Description of the task
Transcribe the whole listing without a single picture.

Dataset content
= = =

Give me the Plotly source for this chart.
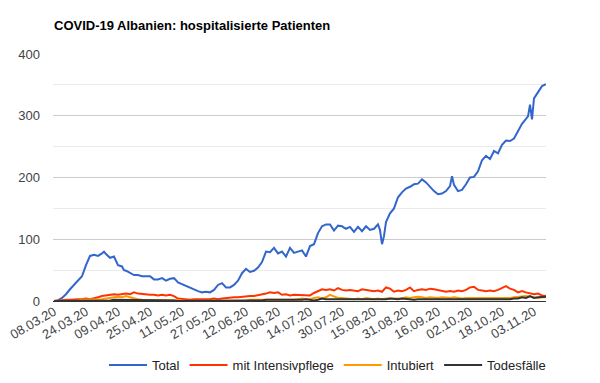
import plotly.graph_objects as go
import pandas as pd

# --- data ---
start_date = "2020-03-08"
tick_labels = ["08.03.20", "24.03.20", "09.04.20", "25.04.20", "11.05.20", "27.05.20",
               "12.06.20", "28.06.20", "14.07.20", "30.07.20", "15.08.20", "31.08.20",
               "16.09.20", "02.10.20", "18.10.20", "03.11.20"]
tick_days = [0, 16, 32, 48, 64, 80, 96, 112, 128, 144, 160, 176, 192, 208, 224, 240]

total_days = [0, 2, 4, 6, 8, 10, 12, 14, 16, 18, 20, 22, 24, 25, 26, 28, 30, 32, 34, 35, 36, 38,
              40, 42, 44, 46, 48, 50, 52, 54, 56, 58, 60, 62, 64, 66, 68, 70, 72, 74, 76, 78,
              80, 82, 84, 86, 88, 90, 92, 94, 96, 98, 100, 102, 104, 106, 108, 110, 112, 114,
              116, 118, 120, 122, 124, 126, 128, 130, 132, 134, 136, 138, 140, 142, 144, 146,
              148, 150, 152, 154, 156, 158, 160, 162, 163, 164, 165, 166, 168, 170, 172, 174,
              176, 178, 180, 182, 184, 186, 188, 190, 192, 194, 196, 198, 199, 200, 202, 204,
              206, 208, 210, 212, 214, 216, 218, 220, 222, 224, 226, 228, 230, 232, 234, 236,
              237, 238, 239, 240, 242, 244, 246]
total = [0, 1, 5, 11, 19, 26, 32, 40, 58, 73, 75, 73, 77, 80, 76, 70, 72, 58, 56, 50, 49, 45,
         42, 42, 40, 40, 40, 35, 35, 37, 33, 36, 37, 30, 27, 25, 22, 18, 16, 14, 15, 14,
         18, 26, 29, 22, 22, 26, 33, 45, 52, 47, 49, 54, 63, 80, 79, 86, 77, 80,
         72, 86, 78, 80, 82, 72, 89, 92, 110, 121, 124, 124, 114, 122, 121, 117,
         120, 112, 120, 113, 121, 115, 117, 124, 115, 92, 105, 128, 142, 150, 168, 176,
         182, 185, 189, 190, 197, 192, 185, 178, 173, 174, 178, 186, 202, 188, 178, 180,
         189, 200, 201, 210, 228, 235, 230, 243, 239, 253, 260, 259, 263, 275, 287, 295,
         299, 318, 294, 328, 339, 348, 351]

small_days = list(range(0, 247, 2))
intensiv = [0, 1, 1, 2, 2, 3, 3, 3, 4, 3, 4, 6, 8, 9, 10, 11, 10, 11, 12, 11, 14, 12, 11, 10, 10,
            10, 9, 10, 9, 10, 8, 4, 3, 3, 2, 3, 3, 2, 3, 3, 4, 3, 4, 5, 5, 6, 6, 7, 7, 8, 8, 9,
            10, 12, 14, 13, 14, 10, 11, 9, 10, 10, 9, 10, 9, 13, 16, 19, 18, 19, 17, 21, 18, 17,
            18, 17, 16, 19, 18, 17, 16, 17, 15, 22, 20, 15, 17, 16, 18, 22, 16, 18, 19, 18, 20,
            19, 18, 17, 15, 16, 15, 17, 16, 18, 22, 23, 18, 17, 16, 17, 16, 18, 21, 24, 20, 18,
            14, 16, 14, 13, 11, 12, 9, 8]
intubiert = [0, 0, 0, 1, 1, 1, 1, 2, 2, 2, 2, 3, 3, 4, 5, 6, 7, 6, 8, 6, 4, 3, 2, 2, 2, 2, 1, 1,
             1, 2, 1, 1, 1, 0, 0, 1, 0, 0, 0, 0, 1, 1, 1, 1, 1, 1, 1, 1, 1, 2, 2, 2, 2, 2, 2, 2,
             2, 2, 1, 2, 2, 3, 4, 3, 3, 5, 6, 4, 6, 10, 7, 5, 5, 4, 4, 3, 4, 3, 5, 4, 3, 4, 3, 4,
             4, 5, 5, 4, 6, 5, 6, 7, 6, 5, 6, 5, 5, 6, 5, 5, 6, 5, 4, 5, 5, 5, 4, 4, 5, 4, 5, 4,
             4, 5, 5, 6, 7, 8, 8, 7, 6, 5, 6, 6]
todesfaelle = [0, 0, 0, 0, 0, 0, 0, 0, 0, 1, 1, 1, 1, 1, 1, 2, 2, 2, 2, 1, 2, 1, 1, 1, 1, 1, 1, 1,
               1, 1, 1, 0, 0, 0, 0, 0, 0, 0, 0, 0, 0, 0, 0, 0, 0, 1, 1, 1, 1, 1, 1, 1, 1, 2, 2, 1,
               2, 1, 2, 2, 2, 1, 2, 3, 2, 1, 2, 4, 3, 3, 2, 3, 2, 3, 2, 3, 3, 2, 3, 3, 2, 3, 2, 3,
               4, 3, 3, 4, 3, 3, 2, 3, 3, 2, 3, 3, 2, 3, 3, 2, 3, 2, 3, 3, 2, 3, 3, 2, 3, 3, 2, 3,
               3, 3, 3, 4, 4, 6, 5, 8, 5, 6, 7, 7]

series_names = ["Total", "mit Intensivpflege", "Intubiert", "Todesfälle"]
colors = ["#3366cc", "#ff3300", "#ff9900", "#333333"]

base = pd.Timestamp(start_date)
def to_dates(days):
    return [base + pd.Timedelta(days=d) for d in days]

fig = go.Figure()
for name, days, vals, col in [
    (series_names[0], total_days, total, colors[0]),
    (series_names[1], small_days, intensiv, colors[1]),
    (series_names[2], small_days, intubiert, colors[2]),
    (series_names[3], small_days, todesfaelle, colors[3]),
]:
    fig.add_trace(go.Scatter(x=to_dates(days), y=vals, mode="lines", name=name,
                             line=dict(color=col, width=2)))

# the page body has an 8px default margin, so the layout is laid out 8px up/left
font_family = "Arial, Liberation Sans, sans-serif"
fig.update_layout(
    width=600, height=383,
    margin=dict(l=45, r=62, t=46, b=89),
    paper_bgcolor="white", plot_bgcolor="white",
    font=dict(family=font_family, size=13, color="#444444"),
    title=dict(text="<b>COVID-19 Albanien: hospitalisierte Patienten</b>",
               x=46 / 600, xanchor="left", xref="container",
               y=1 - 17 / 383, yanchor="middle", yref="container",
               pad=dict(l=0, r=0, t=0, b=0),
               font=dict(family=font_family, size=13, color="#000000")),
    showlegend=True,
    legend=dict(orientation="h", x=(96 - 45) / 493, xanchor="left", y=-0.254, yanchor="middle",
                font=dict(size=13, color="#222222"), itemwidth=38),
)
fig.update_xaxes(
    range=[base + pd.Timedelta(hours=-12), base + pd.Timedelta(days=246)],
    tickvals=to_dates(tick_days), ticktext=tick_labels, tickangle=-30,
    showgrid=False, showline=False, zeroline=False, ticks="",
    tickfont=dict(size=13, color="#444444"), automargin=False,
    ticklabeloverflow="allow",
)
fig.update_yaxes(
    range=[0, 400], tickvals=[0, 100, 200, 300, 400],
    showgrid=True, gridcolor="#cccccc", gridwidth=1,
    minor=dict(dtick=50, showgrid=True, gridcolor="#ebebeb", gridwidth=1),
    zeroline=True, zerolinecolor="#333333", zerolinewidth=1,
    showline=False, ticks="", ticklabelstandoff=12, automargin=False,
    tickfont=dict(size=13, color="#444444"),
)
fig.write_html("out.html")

= = =

Result below
Give me the Plotly source for this chart.
import plotly.graph_objects as go
import pandas as pd

# --- data ---
start_date = "2020-03-08"
tick_labels = ["08.03.20", "24.03.20", "09.04.20", "25.04.20", "11.05.20", "27.05.20",
               "12.06.20", "28.06.20", "14.07.20", "30.07.20", "15.08.20", "31.08.20",
               "16.09.20", "02.10.20", "18.10.20", "03.11.20"]
tick_days = [0, 16, 32, 48, 64, 80, 96, 112, 128, 144, 160, 176, 192, 208, 224, 240]

total_days = [0, 2, 4, 6, 8, 10, 12, 14, 16, 18, 20, 22, 24, 25, 26, 28, 30, 32, 34, 35, 36, 38,
              40, 42, 44, 46, 48, 50, 52, 54, 56, 58, 60, 62, 64, 66, 68, 70, 72, 74, 76, 78,
              80, 82, 84, 86, 88, 90, 92, 94, 96, 98, 100, 102, 104, 106, 108, 110, 112, 114,
              116, 118, 120, 122, 124, 126, 128, 130, 132, 134, 136, 138, 140, 142, 144, 146,
              148, 150, 152, 154, 156, 158, 160, 162, 163, 164, 165, 166, 168, 170, 172, 174,
              176, 178, 180, 182, 184, 186, 188, 190, 192, 194, 196, 198, 199, 200, 202, 204,
              206, 208, 210, 212, 214, 216, 218, 220, 222, 224, 226, 228, 230, 232, 234, 236,
              237, 238, 239, 240, 242, 244, 246]
total = [0, 1, 5, 11, 19, 26, 32, 40, 58, 73, 75, 73, 77, 80, 76, 70, 72, 58, 56, 50, 49, 45,
         42, 42, 40, 40, 40, 35, 35, 37, 33, 36, 37, 30, 27, 25, 22, 18, 16, 14, 15, 14,
         18, 26, 29, 22, 22, 26, 33, 45, 52, 47, 49, 54, 63, 80, 79, 86, 77, 80,
         72, 86, 78, 80, 82, 72, 89, 92, 110, 121, 124, 124, 114, 122, 121, 117,
         120, 112, 120, 113, 121, 115, 117, 124, 115, 92, 105, 128, 142, 150, 168, 176,
         182, 185, 189, 190, 197, 192, 185, 178, 173, 174, 178, 186, 202, 188, 178, 180,
         189, 200, 201, 210, 228, 235, 230, 243, 239, 253, 260, 259, 263, 275, 287, 295,
         299, 318, 294, 328, 339, 348, 351]

small_days = list(range(0, 247, 2))
intensiv = [0, 1, 1, 2, 2, 3, 3, 3, 4, 3, 4, 6, 8, 9, 10, 11, 10, 11, 12, 11, 14, 12, 11, 10, 10,
            10, 9, 10, 9, 10, 8, 4, 3, 3, 2, 3, 3, 2, 3, 3, 4, 3, 4, 5, 5, 6, 6, 7, 7, 8, 8, 9,
            10, 12, 14, 13, 14, 10, 11, 9, 10, 10, 9, 10, 9, 13, 16, 19, 18, 19, 17, 21, 18, 17,
            18, 17, 16, 19, 18, 17, 16, 17, 15, 22, 20, 15, 17, 16, 18, 22, 16, 18, 19, 18, 20,
            19, 18, 17, 15, 16, 15, 17, 16, 18, 22, 23, 18, 17, 16, 17, 16, 18, 21, 24, 20, 18,
            14, 16, 14, 13, 11, 12, 9, 8]
intubiert = [0, 0, 0, 1, 1, 1, 1, 2, 2, 2, 2, 3, 3, 4, 5, 6, 7, 6, 8, 6, 4, 3, 2, 2, 2, 2, 1, 1,
             1, 2, 1, 1, 1, 0, 0, 1, 0, 0, 0, 0, 1, 1, 1, 1, 1, 1, 1, 1, 1, 2, 2, 2, 2, 2, 2, 2,
             2, 2, 1, 2, 2, 3, 4, 3, 3, 5, 6, 4, 6, 10, 7, 5, 5, 4, 4, 3, 4, 3, 5, 4, 3, 4, 3, 4,
             4, 5, 5, 4, 6, 5, 6, 7, 6, 5, 6, 5, 5, 6, 5, 5, 6, 5, 4, 5, 5, 5, 4, 4, 5, 4, 5, 4,
             4, 5, 5, 6, 7, 8, 8, 7, 6, 5, 6, 6]
todesfaelle = [0, 0, 0, 0, 0, 0, 0, 0, 0, 1, 1, 1, 1, 1, 1, 2, 2, 2, 2, 1, 2, 1, 1, 1, 1, 1, 1, 1,
               1, 1, 1, 0, 0, 0, 0, 0, 0, 0, 0, 0, 0, 0, 0, 0, 0, 1, 1, 1, 1, 1, 1, 1, 1, 2, 2, 1,
               2, 1, 2, 2, 2, 1, 2, 3, 2, 1, 2, 4, 3, 3, 2, 3, 2, 3, 2, 3, 3, 2, 3, 3, 2, 3, 2, 3,
               4, 3, 3, 4, 3, 3, 2, 3, 3, 2, 3, 3, 2, 3, 3, 2, 3, 2, 3, 3, 2, 3, 3, 2, 3, 3, 2, 3,
               3, 3, 3, 4, 4, 6, 5, 8, 5, 6, 7, 7]

series_names = ["Total", "mit Intensivpflege", "Intubiert", "Todesfälle"]
colors = ["#3366cc", "#ff3300", "#ff9900", "#333333"]

base = pd.Timestamp(start_date)
def to_dates(days):
    return [base + pd.Timedelta(days=d) for d in days]

fig = go.Figure()
for name, days, vals, col in [
    (series_names[0], total_days, total, colors[0]),
    (series_names[1], small_days, intensiv, colors[1]),
    (series_names[2], small_days, intubiert, colors[2]),
    (series_names[3], small_days, todesfaelle, colors[3]),
]:
    fig.add_trace(go.Scatter(x=to_dates(days), y=vals, mode="lines", name=name,
                             line=dict(color=col, width=2)))

# the page body has an 8px default margin, so the layout is laid out 8px up/left
font_family = "Arial, Liberation Sans, sans-serif"
fig.update_layout(
    width=600, height=383,
    margin=dict(l=45, r=62, t=46, b=89),
    paper_bgcolor="white", plot_bgcolor="white",
    font=dict(family=font_family, size=13, color="#444444"),
    title=dict(text="<b>COVID-19 Albanien: hospitalisierte Patienten</b>",
               x=46 / 600, xanchor="left", xref="container",
               y=1 - 17 / 383, yanchor="middle", yref="container",
               pad=dict(l=0, r=0, t=0, b=0),
               font=dict(family=font_family, size=13, color="#000000")),
    showlegend=True,
    legend=dict(orientation="h", x=(96 - 45) / 493, xanchor="left", y=-0.254, yanchor="middle",
                font=dict(size=13, color="#222222"), itemwidth=38),
)
fig.update_xaxes(
    range=[base + pd.Timedelta(hours=-12), base + pd.Timedelta(days=246)],
    tickvals=to_dates(tick_days), ticktext=tick_labels, tickangle=-30,
    showgrid=False, showline=False, zeroline=False, ticks="",
    tickfont=dict(size=13, color="#444444"), automargin=False,
    ticklabeloverflow="allow",
)
fig.update_yaxes(
    range=[0, 400], tickvals=[0, 100, 200, 300, 400],
    showgrid=True, gridcolor="#cccccc", gridwidth=1,
    minor=dict(dtick=50, showgrid=True, gridcolor="#ebebeb", gridwidth=1),
    zeroline=True, zerolinecolor="#333333", zerolinewidth=1,
    showline=False, ticks="", ticklabelstandoff=12, automargin=False,
    tickfont=dict(size=13, color="#444444"),
)
fig.write_html("out.html")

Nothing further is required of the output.